Hip flasks have their own short care list: rinse a steel flask and let it air-dry to avoid a stale note, and avoid leaving spirits sitting in it for weeks. Pewter wants hand-washing only and no dishwasher, since heat and harsh detergent dull the metal. When a flask ships inside a presentation set from the Corporate Gift Boxes range, we slip a brief care line into the box so a keepsake stays sound for decades.
- Thermal flask doubles as its own cup via the screw-on lid
- Wide-mouth body lets you spoon out soup and stew
- Hip flask lies flat against a jacket, four to eight ounces
- Funnel ships with most hip flask sets for easy filling
- Engrave each flask in a set with a different name
- Lift-out lid gaskets keep a flask free of stale odour
Eco and material claims on branded insulated flasks, kept to the spec
A reusable flask makes an environmental case simply by displacing throwaway coffee cups and canteen packaging across years of daily use. That longevity is the argument we lead on rather than any green label on the body. A steel flask that survives a decade of site work earns its footprint back through sheer life, not a printed slogan.
Where a body carries a recycled-steel content or a specific food-contact compliance, that figure is printed on the individual model's data sheet. We send it for the exact flask you choose rather than quoting a number across the range. We would rather confirm one model's spec than print a blanket claim a scheme could not stand behind. The flask earns trust by lasting, not by labelling.
Ordering promotional flasks by quantity, family and a low first run
The two families order on opposite logic, so the quantity conversation splits. A hip flask gift order is often small and individually engraved, where a thermal flask company scheme runs larger and prints once across the batch. A wedding party ordering six engraved flasks and a firm kitting out a sales conference are not the same job, and the minimums reflect that.
On the thermal side, the number you order changes how the logo is best applied. A handful of flasks for a small team is fine pad-printed in one colour. A winter gift for a few hundred staff makes screen-print or laser marking the sensible per-unit choice. We can run a small confirming batch of branded flasks first, so a company proves the gift before committing to a full headcount order.

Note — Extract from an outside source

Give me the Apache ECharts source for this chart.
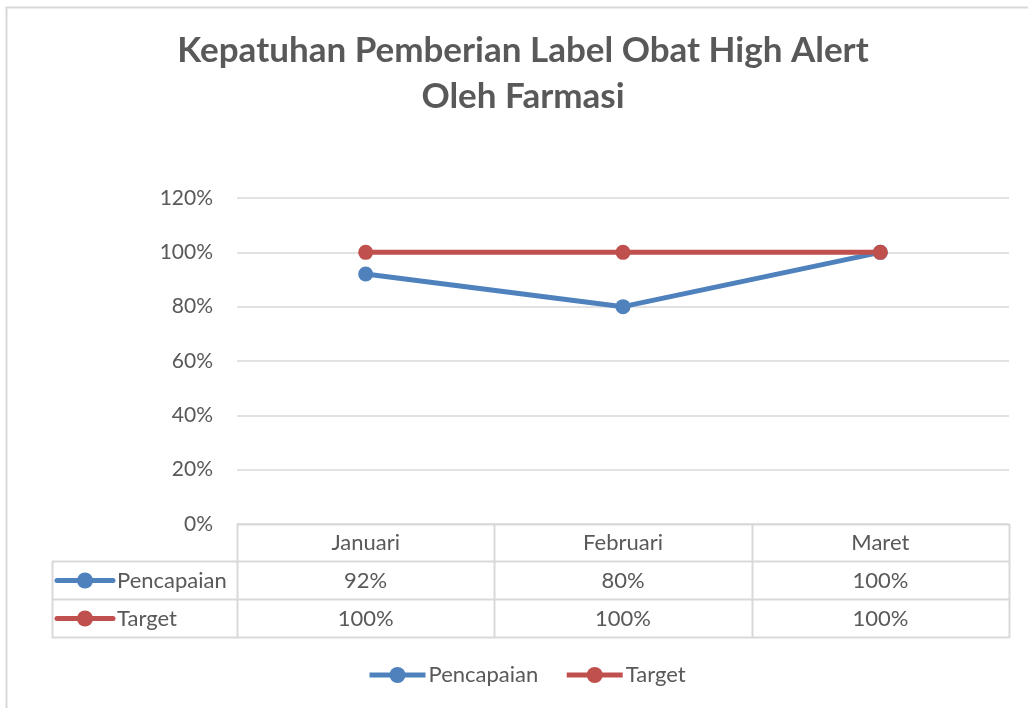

A golf-day prize table is one place an engraved flask earns its keep, and the Personalised Golf Gifts range lets it sit beside the other prizes in one consistent finish. The same flask reads as a milestone keepsake for a winner or as a thank-you for an organiser.
Lead time follows the body, the marking and the volume together, and an event date is the figure we plan against rather than a generic promise. A stocked thermal flask with a single-colour print clears faster than a coated body with a full wrap or a large engraved batch of hip flasks.